En son temps, Hassan II a éclusé une bonne partie de son règne à essayer de fédérer les pays maghrébins et arabes dans une sorte d’union sacrée postcoloniale, qui aurait permis une renaissance commune. Mais le monde arabe est comme vicié dans son logiciel. Perclus de jalousies, de doutes, d’animosités, cet ensemble est globalement mal dans sa peau. Aplanir des différences de points de vue souvent superficielles pour aboutir à l’unité lui est impossible. Si l’Europe a su dépasser les stigmates de la guerre pour s’unir, le monde arabe n’a jamais réussi à se délester de ses passions tristes pour former un semblant de collectif. Ainsi, Israël, d’un trait de plume, a fait pour le Maroc plus que l’essentiel de ce monde arabe en cinquante ans.
Passons à nos alliés européens, là aussi les réactions à la reconnaissance de Trump ont contrasté en intensité.

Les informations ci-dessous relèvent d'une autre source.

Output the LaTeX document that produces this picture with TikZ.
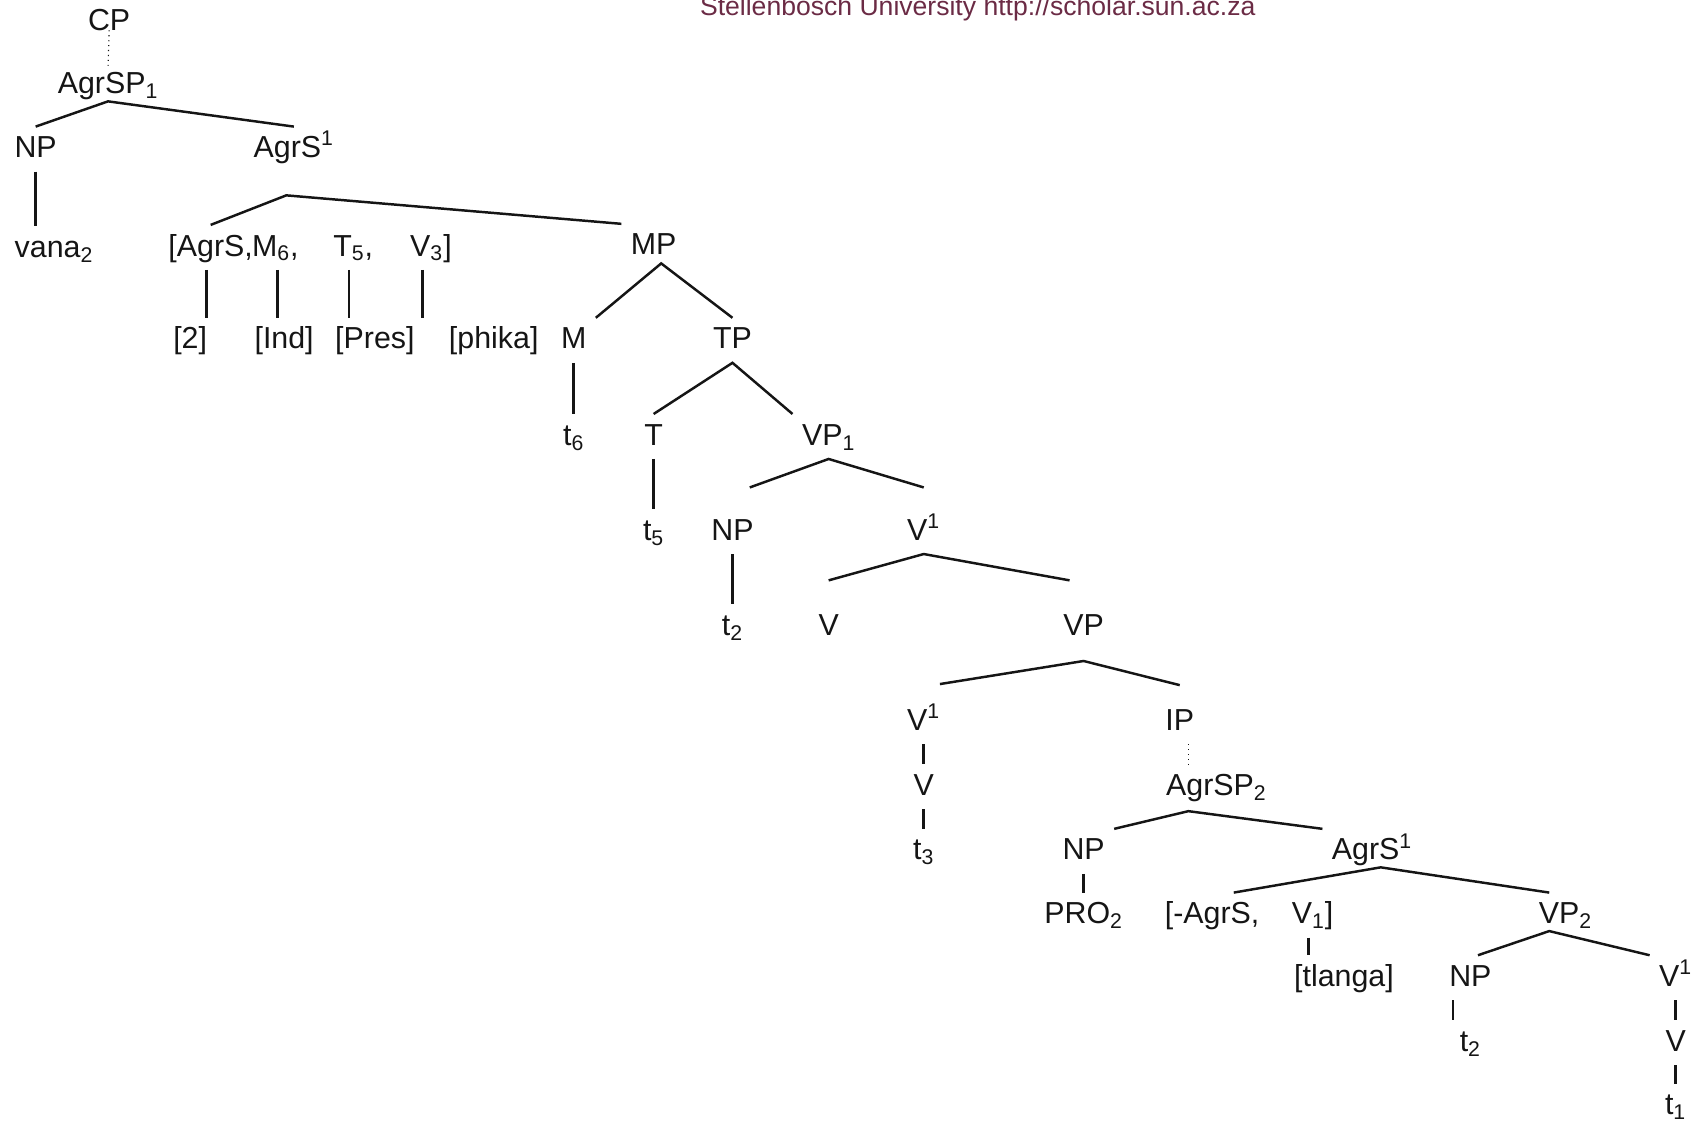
\documentclass[tikz,border=0pt]{standalone}
\usepackage{fontspec}
\setmainfont{Liberation Sans}
\definecolor{Ink}{HTML}{151515}
\definecolor{Wine}{HTML}{6B2B45}
\tikzset{
  cat/.style={font=\fontsize{16}{19}\selectfont,text=Ink,inner sep=0pt,outer sep=5pt,text height=11.4pt,text depth=2.3pt},
  br/.style={draw=Ink,line width=1.3pt},
  dotbr/.style={draw=Ink,dotted,line width=.6pt},
  wm/.style={font=\fontsize{14}{16}\selectfont,text=Wine,inner sep=0pt}
}
\begin{document}
\begin{tikzpicture}[x=0.02cm,y=-0.02cm]
    \useasboundingbox (0,0) rectangle (1568,1038);
    \node[wm,anchor=base] (src) at (905,14) {Stellenbosch University http://scholar.sun.ac.za};
    \node[cat] (cp) at (101,20) {CP};
    \node[cat] (agrsp1) at (100,79) {AgrSP\textsubscript{1}};
    \node[cat] (np1) at (33,138) {NP}; \node[cat] (agrsb1) at (272,138) {AgrS\textsuperscript{1}};
    \node[cat] (vana) at (50,230) {vana\textsubscript{2}};
    \node[cat] (fagr) at (195,229) {\llap{[}AgrS\rlap{,}};
    \node[cat] (fm) at (251,229) {M\textsubscript{6}\rlap{,}};
    \node[cat] (ft) at (323,229) {T\textsubscript{5}\rlap{,}};
    \node[cat] (fv) at (395,229) {V\textsubscript{3}\rlap{]}};
    \node[cat] (mp) at (605,228) {MP};
    \node[cat] (two) at (176,315) {[2]}; \node[cat] (ind) at (263,315) {[Ind]};
    \node[cat] (pres) at (347,315) {[Pres]}; \node[cat] (phika) at (457,315) {[phika]};
    \node[cat] (m) at (531,315) {M}; \node[cat] (tp) at (678,315) {TP};
    \node[cat] (t6) at (531,404) {t\textsubscript{6}}; \node[cat] (t) at (605,404) {T};
    \node[cat] (vp1) at (767,404) {VP\textsubscript{1}};
    \node[cat] (t5) at (605,492) {t\textsubscript{5}}; \node[cat] (np2) at (678,492) {NP};
    \node[cat] (vbar1) at (855,492) {V\textsuperscript{1}};
    \node[cat] (t2a) at (678,580) {t\textsubscript{2}}; \node[cat] (v1) at (767,580) {V};
    \node[cat] (vp) at (1003,580) {VP};
    \node[cat] (vbar2) at (855,668) {V\textsuperscript{1}}; \node[cat] (ip) at (1092,668) {IP};
    \node[cat] (v2) at (855,728) {V}; \node[cat] (agrsp2) at (1126,728) {AgrSP\textsubscript{2}};
    \node[cat] (t3) at (855,788) {t\textsubscript{3}}; \node[cat] (np3) at (1003,788) {NP};
    \node[cat] (agrsb2) at (1270,788) {AgrS\textsuperscript{1}};
    \node[cat] (pro) at (1003,847) {PRO\textsubscript{2}};
    \node[cat] (fnagr) at (1122,847) {\llap{[}-AgrS\rlap{,}};
    \node[cat] (fv1) at (1211,847) {V\textsubscript{1}\rlap{]}};
    \node[cat] (vp2) at (1449,847) {VP\textsubscript{2}};
    \node[cat] (tlanga) at (1244,905) {[tlanga]}; \node[cat] (np4) at (1361,905) {NP};
    \node[cat] (vbar3) at (1551,905) {V\textsuperscript{1}};
    \node[cat] (t2b) at (1361,965) {t\textsubscript{2}}; \node[cat] (v3) at (1551,965) {V};
    \node[cat] (t1) at (1551,1024) {t\textsubscript{1}};
    \draw[dotbr] (cp.base) -- ([shift={(0,6)}]agrsp1.north);
    \draw[br] (np1.north) -- ([shift={(0,-6)}]agrsp1.south) -- (agrsb1.north);
    \draw[br] (np1.south) -- (np1.south |- vana.north);
    \draw[br] (fagr.north) -- ([shift={(-7,22)}]agrsb1.south) -- (mp.north west);
    \draw[br] ([shift={(-4,0)}]fagr.south) -- ([shift={(-4,0)}]fagr.south |- two.north);
    \draw[br] ([shift={(6,0)}]fm.south) -- ([shift={(6,0)}]fm.south |- ind.north);
    \draw[br] (ft.south) -- (ft.south |- pres.north);
    \draw[br] ([shift={(-4,0)}]fv.south) -- ([shift={(-4,0)}]fv.south |- phika.north);
    \draw[br] (m.north east) -- ([shift={(7,-5)}]mp.south) -- (tp.north);
    \draw[br] (m.south) -- (t6.north);
    \draw[br] (t.north) -- (tp.south) -- (vp1.north west);
    \draw[br] (t.south) -- (t5.north);
    \draw[br] ([shift={(16,-20)}]np2.north) -- (vp1.south) -- ([shift={(0,-20)}]vbar1.north);
    \draw[br] (np2.south) -- (t2a.north);
    \draw[br] ([shift={(0,-22)}]v1.north) -- (vbar1.south) -- ([shift={(-13,-22)}]vp.north);
    \draw[br] ([shift={(15,-14)}]vbar2.north) -- ([shift={(0,11)}]vp.south) -- ([shift={(0,-13)}]ip.north);
    \draw[br] (vbar2.south) -- (v2.north);
    \draw[br] (v2.south) -- (t3.north);
    \draw[dotbr] ([shift={(8,0)}]ip.south) -- ([shift={(8,0)}]ip.south |- agrsp2.north);
    \draw[br] (np3.north east) -- ([shift={(-26,2)}]agrsp2.south) -- (agrsb2.north west);
    \draw[br] (np3.south) -- (pro.north);
    \draw[br] ([shift={(20,0)}]fnagr.north) -- ([shift={(8,-6)}]agrsb2.south) -- ([shift={(-15,0)}]vp2.north);
    \draw[br] (fv1.south) -- (fv1.south |- tlanga.north);
    \draw[br] ([shift={(7,0)}]np4.north) -- ([shift={(-15,-6)}]vp2.south) -- (vbar3.north west);
    \draw[br] ([shift={(-16,0)}]np4.south) -- ([shift={(-16,0)}]np4.south |- t2b.north);
    \draw[br] (vbar3.south) -- (v3.north);
    \draw[br] (v3.south) -- (t1.north);
\end{tikzpicture}
\end{document}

Après le mauvais feuilleton Brahim Ghali et la crise de Sebta, l’Espagne du socialiste Pedro Sánchez s’est alignée sans équivoque sur le plan d’autonomie proposé par le Maroc. Il en fut de même pour les dirigeants néerlandais, allemands, belges…
Le gros point noir demeure la France, cet allié historique dont le président s’arcboute sur des positions surannées et des tropismes viscéraux pour une Algérie qui le lui rend très mal. Sommé par le chef de file de LR, Eric Ciotti, et par un député de sa propre majorité, le Modem Bruno Fuchs, de revoir sa copie marocaine dans le sens indiqué par Tel-Aviv, Macron s’accrochera-t-il à son dogme pro-algérien ?
Toujours est-il que ces deux dernières années ont démontré avec éclat que, souvent, les vrais amis ne sont pas ceux qui bavardent à n’en plus finir sur “l’amitié indéfectible qui les lie au Maroc”. Beaucoup ont parlé, peu ont agi.
Prenons Israël. En deux ans, l’État hébreu a déplacé ses officiels en masse au Maroc ; il a ouvert un bureau de liaison, nommé un attaché militaire, signé un partenariat militaire stratégique, déployé ses grands patrons en mode exploratoire, ouvert une ligne aérienne, fourni des armes de pointe au Maroc, et en bout de course reconnu la marocanité du Sahara avec la promesse d’une ouverture de consulat à Dakhla.
Là où beaucoup tergiversent, Tel-Aviv a posé des actes. Pendant cinq décennies, les pays arabes ont fait usage du dossier du Sahara comme une carte potentielle pouvant être abattue pour fragiliser le Maroc. À aucun moment, à l’exception des pays du CCG (Conseil de coopération du Golfe), ils ne se sont rangés avec force du côté marocain.
Au final, la reconnaissance de la marocanité du Sahara par Israël donne un triste relief, par contre-point, à l’inconsistance des partenaires arabes. Elle souligne leur indisposition à reconnaître l’intégrité territoriale d’un pays ami et allié, avec la sincérité que confère à cette reconnaissance la légitimité historique de l’appartenance du Sahara au Maroc. Ni Israël, ni les États-Unis ne se sont embarrassés du “processus onusien” pour exprimer le fond de leur pensée. Qu’ils l’aient fait par cynisme, par intérêt, par realpolitik, ou par pure conviction, peu importe ! L’histoire retiendra qu’ils ont sauté le pas. Ce que le “monde arabe” n’a jamais osé faire. Et encore moins Emmanuel Macron.